Task prompt: All the data must come back unchanged, except that pictures are left out.

Supplied data:
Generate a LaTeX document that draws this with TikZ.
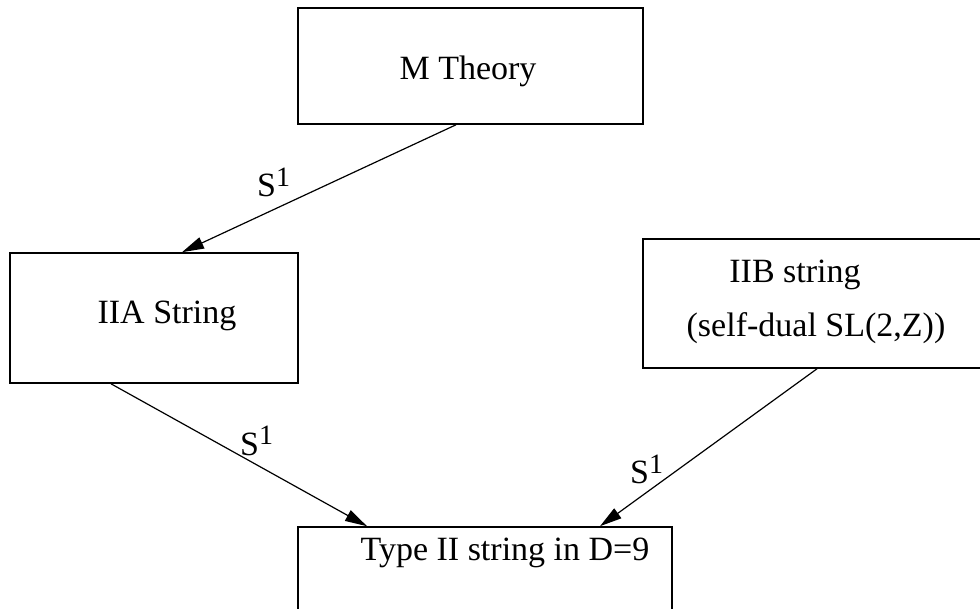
\documentclass[tikz,border=0pt]{standalone}
\usepackage{fontspec}
\setmainfont{Liberation Serif}
\usetikzlibrary{arrows.meta}
\tikzset {>={Triangle[length=22pt,width=12pt]}}
\tikzset{
  box/.style={draw,line width=1.6pt,inner sep=0pt},
  txt/.style={anchor=base,inner sep=0pt,font=\fontsize{34}{40}\selectfont},
  lab/.style={anchor=base west,inner sep=0pt,font=\fontsize{34}{40}\selectfont},
  link/.style={->,line width=1.2pt}
}
\newcommand{\Sone}{S\raisebox{10pt}{\fontsize{28}{28}\selectfont 1}}

\begin{document}
\begin{tikzpicture}[x=1pt,y=-1pt]
\useasboundingbox (0,0) rectangle (980,609);
% boxes
\node[box,minimum width=345pt,minimum height=116pt] (M) at (470.5,66) {};
\node[box,minimum width=288pt,minimum height=130pt] (IIA) at (154,318) {};
\node[box,minimum width=348pt,minimum height=129pt] (IIB) at (817,303.5) {};
\node[box,minimum width=374pt,minimum height=116pt] (D9) at (485,585) {};
% texts
\node[txt] (Mtxt) at (468,80) {M Theory};
\node[txt] (IIAtxt) at (167,324) {IIA String};
\node[txt] (IIBtxt) at (795,283) {IIB string};
\node[txt] (IIBsub) at (816,337) {(self-dual SL(2,Z))};
\node[txt] (D9txt) at (505,560) {Type II string in D=9};
% arrows
\draw[link] ([xshift=-14.5pt]M.south) -- ([xshift=28pt]IIA.north);
\draw[link] ([xshift=-43pt]IIA.south) -- ([xshift=-118pt]D9.north);
\draw[link] (IIB.south) -- ([xshift=115pt]D9.north);
\node[lab] (s1) at (257,197) {\Sone};
\node[lab] (s2) at (240,455) {\Sone};
\node[lab] (s3) at (630,483) {\Sone};
\end{tikzpicture}
\end{document}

Response:
Generate a LaTeX document that draws this with TikZ.
\documentclass[tikz,border=0pt]{standalone}
\usepackage{fontspec}
\setmainfont{Liberation Serif}
\usetikzlibrary{arrows.meta}
\tikzset {>={Triangle[length=22pt,width=12pt]}}
\tikzset{
  box/.style={draw,line width=1.6pt,inner sep=0pt},
  txt/.style={anchor=base,inner sep=0pt,font=\fontsize{34}{40}\selectfont},
  lab/.style={anchor=base west,inner sep=0pt,font=\fontsize{34}{40}\selectfont},
  link/.style={->,line width=1.2pt}
}
\newcommand{\Sone}{S\raisebox{10pt}{\fontsize{28}{28}\selectfont 1}}

\begin{document}
\begin{tikzpicture}[x=1pt,y=-1pt]
\useasboundingbox (0,0) rectangle (980,609);
% boxes
\node[box,minimum width=345pt,minimum height=116pt] (M) at (470.5,66) {};
\node[box,minimum width=288pt,minimum height=130pt] (IIA) at (154,318) {};
\node[box,minimum width=348pt,minimum height=129pt] (IIB) at (817,303.5) {};
\node[box,minimum width=374pt,minimum height=116pt] (D9) at (485,585) {};
% texts
\node[txt] (Mtxt) at (468,80) {M Theory};
\node[txt] (IIAtxt) at (167,324) {IIA String};
\node[txt] (IIBtxt) at (795,283) {IIB string};
\node[txt] (IIBsub) at (816,337) {(self-dual SL(2,Z))};
\node[txt] (D9txt) at (505,560) {Type II string in D=9};
% arrows
\draw[link] ([xshift=-14.5pt]M.south) -- ([xshift=28pt]IIA.north);
\draw[link] ([xshift=-43pt]IIA.south) -- ([xshift=-118pt]D9.north);
\draw[link] (IIB.south) -- ([xshift=115pt]D9.north);
\node[lab] (s1) at (257,197) {\Sone};
\node[lab] (s2) at (240,455) {\Sone};
\node[lab] (s3) at (630,483) {\Sone};
\end{tikzpicture}
\end{document}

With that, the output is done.